Gather all lines in the records below that include the word "this".

(Figure scripts)
[BEGIN]

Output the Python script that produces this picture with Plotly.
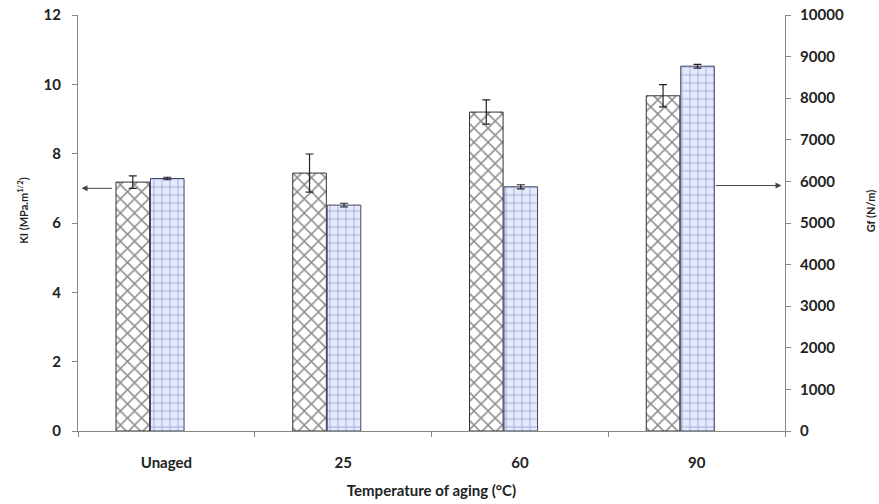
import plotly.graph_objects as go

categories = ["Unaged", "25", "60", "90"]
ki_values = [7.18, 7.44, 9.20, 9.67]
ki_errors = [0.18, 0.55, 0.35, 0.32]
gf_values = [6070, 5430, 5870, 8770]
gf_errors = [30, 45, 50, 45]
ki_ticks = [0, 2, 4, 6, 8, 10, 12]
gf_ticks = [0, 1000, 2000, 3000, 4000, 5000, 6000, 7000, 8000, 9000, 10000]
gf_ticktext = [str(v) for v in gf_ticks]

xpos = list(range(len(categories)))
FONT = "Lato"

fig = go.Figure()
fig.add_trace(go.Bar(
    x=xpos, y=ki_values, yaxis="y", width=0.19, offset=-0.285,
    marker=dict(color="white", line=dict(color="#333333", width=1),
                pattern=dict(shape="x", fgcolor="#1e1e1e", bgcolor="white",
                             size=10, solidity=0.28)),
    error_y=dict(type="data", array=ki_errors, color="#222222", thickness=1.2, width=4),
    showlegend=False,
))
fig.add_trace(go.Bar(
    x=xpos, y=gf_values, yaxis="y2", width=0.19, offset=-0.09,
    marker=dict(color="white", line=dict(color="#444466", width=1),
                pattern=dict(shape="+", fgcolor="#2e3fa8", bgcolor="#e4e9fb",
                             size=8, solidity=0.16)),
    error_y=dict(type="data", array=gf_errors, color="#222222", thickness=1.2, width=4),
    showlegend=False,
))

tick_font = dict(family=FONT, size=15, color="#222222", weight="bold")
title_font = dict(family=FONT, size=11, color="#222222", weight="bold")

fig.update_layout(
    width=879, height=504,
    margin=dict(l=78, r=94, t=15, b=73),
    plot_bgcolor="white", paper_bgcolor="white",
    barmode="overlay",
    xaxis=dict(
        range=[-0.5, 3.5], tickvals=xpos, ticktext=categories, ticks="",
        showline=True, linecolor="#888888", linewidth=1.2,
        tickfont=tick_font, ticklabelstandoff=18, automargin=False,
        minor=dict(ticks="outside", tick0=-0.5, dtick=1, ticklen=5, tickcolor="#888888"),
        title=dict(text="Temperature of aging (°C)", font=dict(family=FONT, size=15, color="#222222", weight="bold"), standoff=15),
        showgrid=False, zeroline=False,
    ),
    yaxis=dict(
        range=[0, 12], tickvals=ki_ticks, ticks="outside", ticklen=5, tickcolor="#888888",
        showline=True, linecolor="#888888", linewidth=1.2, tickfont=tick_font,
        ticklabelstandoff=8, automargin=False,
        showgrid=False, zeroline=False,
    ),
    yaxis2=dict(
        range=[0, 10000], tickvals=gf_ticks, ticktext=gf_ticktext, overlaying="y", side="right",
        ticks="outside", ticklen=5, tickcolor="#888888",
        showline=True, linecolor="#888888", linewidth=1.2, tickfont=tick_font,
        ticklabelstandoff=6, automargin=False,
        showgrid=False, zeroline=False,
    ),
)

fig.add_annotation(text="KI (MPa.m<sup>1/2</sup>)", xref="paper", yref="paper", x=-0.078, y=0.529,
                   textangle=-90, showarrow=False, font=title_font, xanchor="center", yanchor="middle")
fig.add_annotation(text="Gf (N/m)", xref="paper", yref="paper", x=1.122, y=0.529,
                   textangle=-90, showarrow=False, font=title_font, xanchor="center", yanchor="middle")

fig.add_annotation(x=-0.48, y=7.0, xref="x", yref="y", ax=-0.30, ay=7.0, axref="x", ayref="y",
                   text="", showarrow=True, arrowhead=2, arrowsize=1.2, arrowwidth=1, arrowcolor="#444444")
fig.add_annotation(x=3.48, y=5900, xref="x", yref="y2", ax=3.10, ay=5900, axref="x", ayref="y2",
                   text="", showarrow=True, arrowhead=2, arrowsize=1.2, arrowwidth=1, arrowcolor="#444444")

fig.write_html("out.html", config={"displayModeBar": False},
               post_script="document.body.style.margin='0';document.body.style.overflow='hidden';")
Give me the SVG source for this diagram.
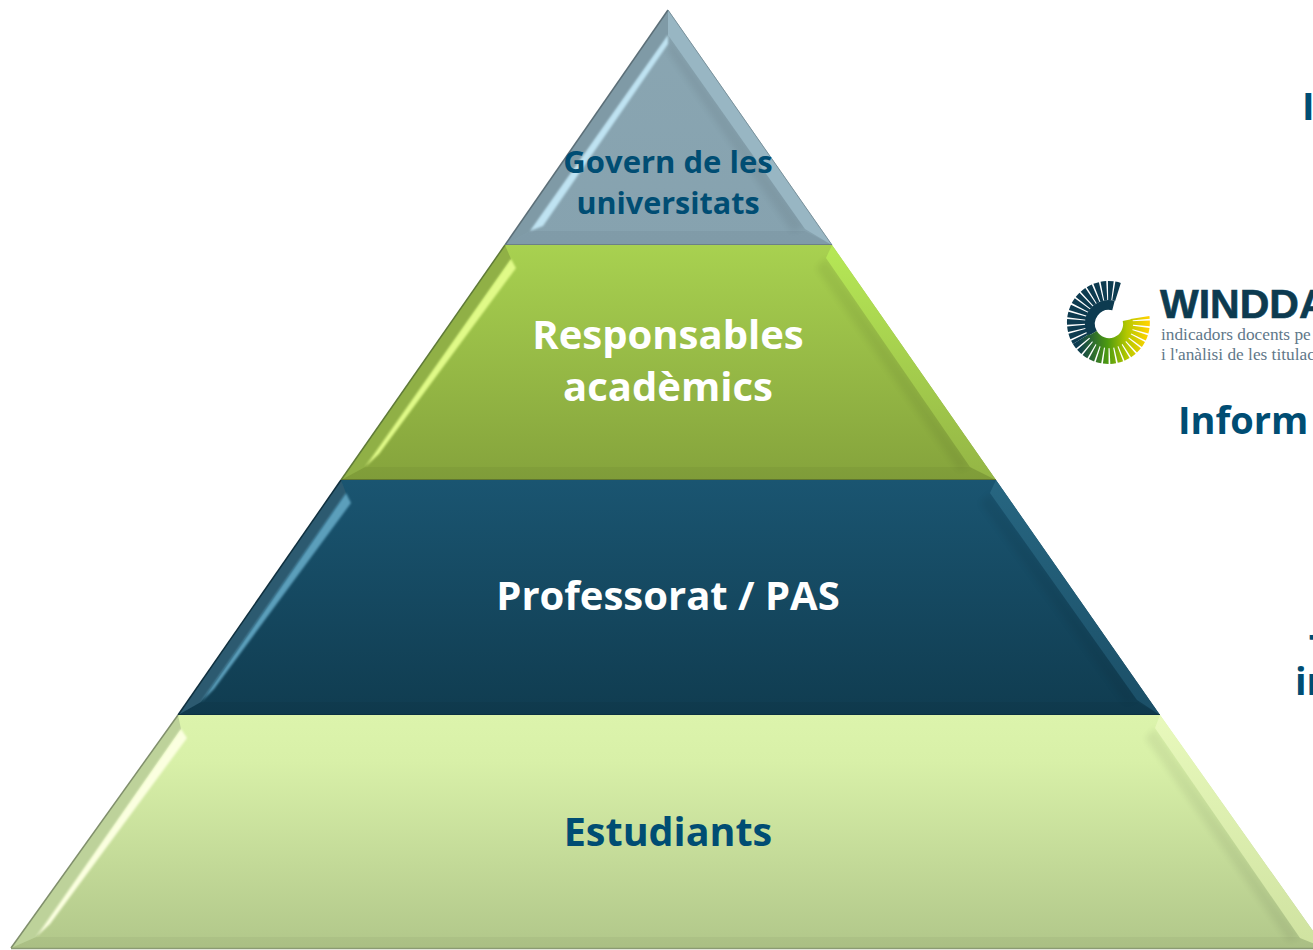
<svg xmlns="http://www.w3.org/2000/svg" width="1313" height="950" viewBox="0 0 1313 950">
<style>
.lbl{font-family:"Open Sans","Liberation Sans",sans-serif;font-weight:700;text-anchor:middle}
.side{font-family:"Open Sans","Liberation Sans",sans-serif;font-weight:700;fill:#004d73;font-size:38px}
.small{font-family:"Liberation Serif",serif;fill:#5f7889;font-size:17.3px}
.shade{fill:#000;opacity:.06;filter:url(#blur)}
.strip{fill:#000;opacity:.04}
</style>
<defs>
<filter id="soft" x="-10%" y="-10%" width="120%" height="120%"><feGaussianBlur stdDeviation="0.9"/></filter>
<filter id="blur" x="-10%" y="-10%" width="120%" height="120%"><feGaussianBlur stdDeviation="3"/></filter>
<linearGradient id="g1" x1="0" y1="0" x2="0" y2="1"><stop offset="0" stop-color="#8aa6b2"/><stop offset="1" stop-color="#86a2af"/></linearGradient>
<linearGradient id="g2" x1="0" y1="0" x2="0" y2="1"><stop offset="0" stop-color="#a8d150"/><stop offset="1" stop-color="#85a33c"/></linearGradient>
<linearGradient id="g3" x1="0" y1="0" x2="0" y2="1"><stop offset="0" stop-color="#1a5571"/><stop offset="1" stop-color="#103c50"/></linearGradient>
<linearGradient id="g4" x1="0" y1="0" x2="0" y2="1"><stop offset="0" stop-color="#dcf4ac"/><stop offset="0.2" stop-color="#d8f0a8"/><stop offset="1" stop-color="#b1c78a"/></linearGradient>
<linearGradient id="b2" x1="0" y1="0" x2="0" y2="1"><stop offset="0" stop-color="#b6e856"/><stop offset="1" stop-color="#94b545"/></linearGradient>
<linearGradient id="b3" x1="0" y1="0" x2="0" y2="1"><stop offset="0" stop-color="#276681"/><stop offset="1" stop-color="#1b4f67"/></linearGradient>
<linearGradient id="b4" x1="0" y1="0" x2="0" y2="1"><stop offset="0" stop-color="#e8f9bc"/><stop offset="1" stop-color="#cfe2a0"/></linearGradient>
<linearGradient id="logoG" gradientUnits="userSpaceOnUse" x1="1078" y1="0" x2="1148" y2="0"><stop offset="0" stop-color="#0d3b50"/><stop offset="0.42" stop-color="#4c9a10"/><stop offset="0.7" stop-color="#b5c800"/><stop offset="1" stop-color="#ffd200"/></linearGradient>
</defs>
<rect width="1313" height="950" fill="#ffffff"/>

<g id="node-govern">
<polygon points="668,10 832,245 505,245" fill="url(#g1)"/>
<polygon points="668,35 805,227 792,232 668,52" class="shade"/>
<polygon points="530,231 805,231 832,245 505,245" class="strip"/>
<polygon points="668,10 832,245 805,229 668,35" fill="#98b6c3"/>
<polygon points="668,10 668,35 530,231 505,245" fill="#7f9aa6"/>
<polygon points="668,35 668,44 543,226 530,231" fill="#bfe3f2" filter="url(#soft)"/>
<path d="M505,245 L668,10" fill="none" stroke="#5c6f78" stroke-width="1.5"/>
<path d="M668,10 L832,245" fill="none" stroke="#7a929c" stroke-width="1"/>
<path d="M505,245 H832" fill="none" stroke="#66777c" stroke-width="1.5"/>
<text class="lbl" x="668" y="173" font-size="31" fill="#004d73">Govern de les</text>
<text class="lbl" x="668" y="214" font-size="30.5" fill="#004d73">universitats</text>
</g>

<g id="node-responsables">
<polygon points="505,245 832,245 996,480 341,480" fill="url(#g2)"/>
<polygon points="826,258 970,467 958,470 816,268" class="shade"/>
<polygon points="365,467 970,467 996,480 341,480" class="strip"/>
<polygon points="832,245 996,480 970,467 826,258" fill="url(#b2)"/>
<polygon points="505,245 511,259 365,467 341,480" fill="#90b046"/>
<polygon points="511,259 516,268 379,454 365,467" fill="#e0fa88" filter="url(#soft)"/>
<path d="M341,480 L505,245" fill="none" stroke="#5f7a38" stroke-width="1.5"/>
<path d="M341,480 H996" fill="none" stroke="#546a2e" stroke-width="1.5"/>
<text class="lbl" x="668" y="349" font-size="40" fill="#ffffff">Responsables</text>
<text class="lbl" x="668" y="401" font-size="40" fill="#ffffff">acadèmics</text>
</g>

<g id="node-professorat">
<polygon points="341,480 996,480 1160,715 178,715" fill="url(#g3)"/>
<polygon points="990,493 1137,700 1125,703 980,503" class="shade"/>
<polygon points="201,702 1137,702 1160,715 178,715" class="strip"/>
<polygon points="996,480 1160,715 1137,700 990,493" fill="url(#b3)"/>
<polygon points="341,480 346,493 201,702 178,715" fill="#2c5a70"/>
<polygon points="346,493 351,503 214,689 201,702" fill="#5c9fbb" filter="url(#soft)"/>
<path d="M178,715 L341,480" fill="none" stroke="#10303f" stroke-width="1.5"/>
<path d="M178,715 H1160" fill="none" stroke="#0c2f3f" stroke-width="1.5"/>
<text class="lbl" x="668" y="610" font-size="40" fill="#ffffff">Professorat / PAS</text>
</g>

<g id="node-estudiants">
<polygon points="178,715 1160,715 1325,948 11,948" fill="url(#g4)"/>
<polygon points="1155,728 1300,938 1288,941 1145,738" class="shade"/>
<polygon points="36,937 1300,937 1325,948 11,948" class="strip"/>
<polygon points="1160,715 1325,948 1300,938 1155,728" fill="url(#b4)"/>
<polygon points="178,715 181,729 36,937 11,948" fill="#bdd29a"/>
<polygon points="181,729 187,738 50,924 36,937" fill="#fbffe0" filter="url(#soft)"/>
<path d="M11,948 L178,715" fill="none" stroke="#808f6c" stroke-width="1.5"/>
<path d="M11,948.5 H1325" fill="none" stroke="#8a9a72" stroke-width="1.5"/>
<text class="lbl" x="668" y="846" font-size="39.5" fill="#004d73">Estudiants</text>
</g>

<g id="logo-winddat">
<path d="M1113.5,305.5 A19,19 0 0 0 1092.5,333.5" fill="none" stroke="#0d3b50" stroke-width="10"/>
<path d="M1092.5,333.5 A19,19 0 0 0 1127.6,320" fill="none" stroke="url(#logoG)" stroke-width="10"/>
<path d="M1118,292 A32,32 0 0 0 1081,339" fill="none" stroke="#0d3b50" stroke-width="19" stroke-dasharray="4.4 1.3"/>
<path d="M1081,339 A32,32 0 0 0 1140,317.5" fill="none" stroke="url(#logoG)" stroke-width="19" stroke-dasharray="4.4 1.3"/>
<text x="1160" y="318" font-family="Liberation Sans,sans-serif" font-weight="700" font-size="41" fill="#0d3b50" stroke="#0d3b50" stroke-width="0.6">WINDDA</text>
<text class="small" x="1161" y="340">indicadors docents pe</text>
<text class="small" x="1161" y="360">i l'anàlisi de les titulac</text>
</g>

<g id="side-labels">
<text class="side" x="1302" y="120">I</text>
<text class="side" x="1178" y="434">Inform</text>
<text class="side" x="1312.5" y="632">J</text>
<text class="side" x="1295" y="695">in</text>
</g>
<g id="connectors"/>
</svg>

[END]

• EXERCISE RESPONSE:
Output the Python script that produces this picture with Plotly.
Give me the SVG source for this diagram.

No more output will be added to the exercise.